Nothing but the lines from the top of the data to the line holding "var tickLabels = ['01" should be printed, word for word and both ends included; leave the pictures out.

╭─ RAW DATA

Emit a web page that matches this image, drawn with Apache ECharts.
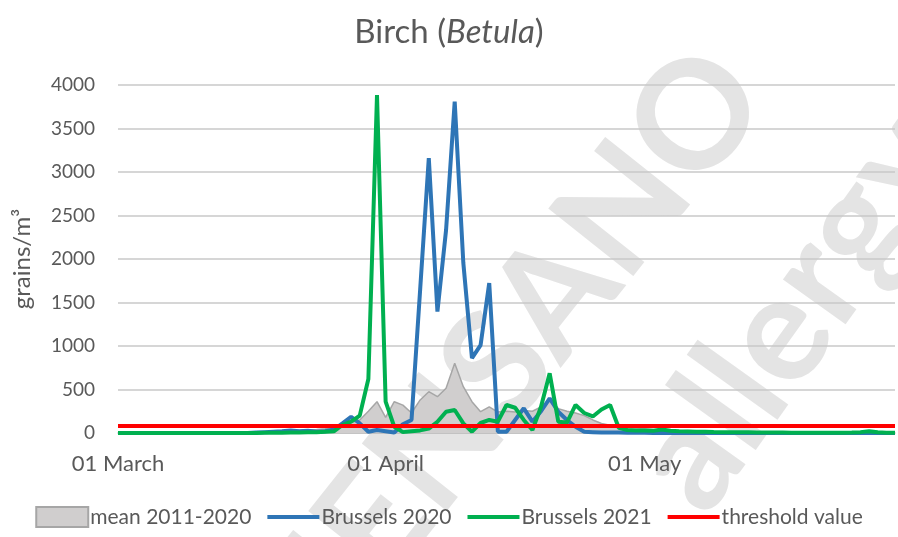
<!DOCTYPE html>
<html lang="en">
<head>
    <meta charset="UTF-8">
    <title>Birch (Betula)</title>
    <script src="https://cdn.jsdelivr.net/npm/echarts@6/dist/echarts.min.js"></script>
    <style>
        html, body { margin: 0; padding: 0; background: #fff; }
        #main { width: 898px; height: 537px; }
    </style>
</head>
<body>
<div id="main"></div>
<script>
// daily values, 01 March .. 30 May
var days = [];
var monthNames = ['March', 'April', 'May'];
var monthLen = [31, 30, 30];
monthLen.forEach(function (n, m) {
    for (var d = 1; d <= n; d++) {
        days.push((d < 10 ? '0' + d : '' + d) + ' ' + monthNames[m]);
    }
});
var tickLabels = ['01 March', '01 April', '01 May'];

var mean2011_2020 = [
    0, 0, 0, 0, 0, 0, 0, 0, 0, 0,
    2, 3, 3, 5, 5, 8, 10, 12, 15, 20,
    25, 30, 35, 40, 50, 70, 100, 120, 150, 250,
    360, 180, 360, 320, 230, 380, 475, 417, 514, 801,
    532, 360, 245, 300, 240, 250, 240, 260, 250, 300,
    380, 280, 250, 230, 200, 150, 110, 90, 80, 70,
    60, 50, 40, 35, 30, 25, 20, 15, 12, 10,
    8, 6, 5, 4, 3, 3, 2, 2, 1, 1,
    0, 0, 0, 0, 0, 0, 0, 0, 0, 0, 0
];
var brussels2020 = [
    0, 0, 0, 0, 0, 0, 0, 0, 0, 0,
    0, 0, 0, 0, 0, 0, 5, 10, 15, 20,
    30, 20, 25, 15, 20, 40, 111, 187, 111, 15,
    35, 20, 5, 100, 150, 1650, 3160, 1395, 2333, 3808,
    1954, 860, 1011, 1724, 15, 15, 150, 284, 130, 250,
    398, 245, 150, 72, 15, 10, 5, 5, 5, 3,
    2, 2, 1, 1, 0, 0, 0, 0, 0, 0,
    0, 0, 0, 0, 0, 0, 0, 0, 0, 0,
    0, 0, 0, 0, 0, 0, 0, 0, 0, 0, 0
];
var brussels2021 = [
    0, 0, 0, 0, 0, 0, 0, 0, 0, 0,
    0, 0, 0, 0, 0, 0, 0, 2, 2, 3,
    5, 5, 10, 10, 15, 20, 92, 130, 200, 620,
    3885, 360, 72, 10, 20, 30, 50, 130, 245, 264,
    111, 15, 115, 150, 130, 322, 290, 150, 35, 302,
    686, 130, 120, 322, 230, 190, 270, 322, 60, 35,
    30, 30, 25, 40, 25, 20, 18, 15, 15, 12,
    10, 10, 8, 8, 6, 5, 5, 5, 4, 4,
    3, 3, 3, 2, 2, 5, 10, 20, 8, 3, 2
];
var thresholdValue = 80;
var threshold = days.map(function () { return thresholdValue; });

var myChart = echarts.init(document.getElementById('main'));

var textColor = '#595959';
var font = 'Lato';

// legend entries for the lines: a plain bar, no marker
function lineLegend(name, color) {
    return {
        name: name,
        itemStyle: { opacity: 0 },
        lineStyle: { color: color, width: 4 }
    };
}

var option = {
    animation: false,
    title: {
        text: '{n|Birch (}{i|Betula}{n|)}',
        left: 'center',
        top: 11,
        textStyle: {
            rich: {
                n: { fontSize: 33, color: textColor, fontFamily: font, fontWeight: 'normal' },
                i: { fontSize: 33, color: textColor, fontFamily: font, fontWeight: 'normal', fontStyle: 'italic' }
            }
        }
    },
    // watermark
    graphic: [
        {
            type: 'text',
            x: 735, y: 70,
            rotation: 0.9,
            silent: true,
            z: -10,
            style: {
                text: 'SCIENSANO',
                align: 'right',
                verticalAlign: 'middle',
                fontSize: 150,
                fontWeight: 'bold',
                fontFamily: font,
                fill: '#e4e4e4'
            }
        },
        {
            type: 'text',
            x: 925, y: 130,
            rotation: 0.95,
            silent: true,
            z: -10,
            style: {
                text: 'allergy',
                align: 'right',
                verticalAlign: 'middle',
                fontSize: 150,
                fontWeight: 'bold',
                fontFamily: font,
                fill: '#e4e4e4'
            }
        }
    ],
    legend: {
        bottom: 4,
        left: 'center',
        itemWidth: 52,
        itemHeight: 20,
        itemGap: 14,
        textStyle: { fontSize: 21, color: textColor, fontFamily: font, padding: [0, 0, 0, -3] },
        data: [
            { name: 'mean 2011-2020', icon: 'rect' },
            lineLegend('Brussels 2020', '#2e75b6'),
            lineLegend('Brussels 2021', '#00b050'),
            lineLegend('threshold value', '#ff0000')
        ]
    },
    grid: {
        left: 118,
        right: 3,
        top: 85,
        bottom: 104
    },
    xAxis: {
        type: 'category',
        data: days,
        boundaryGap: false,
        axisLine: { lineStyle: { color: '#bfbfbf', width: 1.5 } },
        axisTick: { show: false },
        axisLabel: {
            interval: 0,
            color: textColor,
            fontSize: 22,
            fontFamily: font,
            margin: 20,
            formatter: function (v) {
                return tickLabels.indexOf(v) >= 0 ? v : '';
            }
        },
        splitLine: { show: false }
    },
    yAxis: {
        type: 'value',
        min: 0,
        max: 4000,
        interval: 500,
        name: 'grains/m³',
        nameLocation: 'middle',
        nameRotate: 90,
        nameGap: 84,
        nameTextStyle: { fontSize: 24, color: textColor, fontFamily: font },
        axisLine: { show: false },
        axisTick: { show: false },
        axisLabel: {
            color: textColor, fontSize: 19, fontFamily: font, margin: 23,
            formatter: function (v) { return String(v); }
        },
        splitLine: { lineStyle: { color: '#c9c9c9', width: 1.5 } }
    },
    series: [
        {
            name: 'mean 2011-2020',
            type: 'line',
            data: mean2011_2020,
            symbol: 'none',
            lineStyle: { color: '#a6a6a6', width: 1.5 },
            areaStyle: { color: '#d0cece', opacity: 1 },
            itemStyle: { color: '#d0cece', borderColor: '#a6a6a6', borderWidth: 2 },
            z: 1
        },
        {
            name: 'Brussels 2020',
            type: 'line',
            data: brussels2020,
            symbol: 'none',
            lineStyle: { color: '#2e75b6', width: 4 },
            itemStyle: { color: '#2e75b6' },
            z: 2
        },
        {
            name: 'Brussels 2021',
            type: 'line',
            data: brussels2021,
            symbol: 'none',
            lineStyle: { color: '#00b050', width: 4 },
            itemStyle: { color: '#00b050' },
            z: 3
        },
        {
            name: 'threshold value',
            type: 'line',
            data: threshold,
            symbol: 'none',
            lineStyle: { color: '#ff0000', width: 4 },
            itemStyle: { color: '#ff0000' },
            z: 4
        }
    ]
};

myChart.setOption(option);
</script>
</body>
</html>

╰─

* THE SOLUTION *
Emit a web page that matches this image, drawn with Apache ECharts.
<!DOCTYPE html>
<html lang="en">
<head>
    <meta charset="UTF-8">
    <title>Birch (Betula)</title>
    <script src="https://cdn.jsdelivr.net/npm/echarts@6/dist/echarts.min.js"></script>
    <style>
        html, body { margin: 0; padding: 0; background: #fff; }
        #main { width: 898px; height: 537px; }
    </style>
</head>
<body>
<div id="main"></div>
<script>
// daily values, 01 March .. 30 May
var days = [];
var monthNames = ['March', 'April', 'May'];
var monthLen = [31, 30, 30];
monthLen.forEach(function (n, m) {
    for (var d = 1; d <= n; d++) {
        days.push((d < 10 ? '0' + d : '' + d) + ' ' + monthNames[m]);
    }
});
var tickLabels = ['01 March', '01 April', '01 May'];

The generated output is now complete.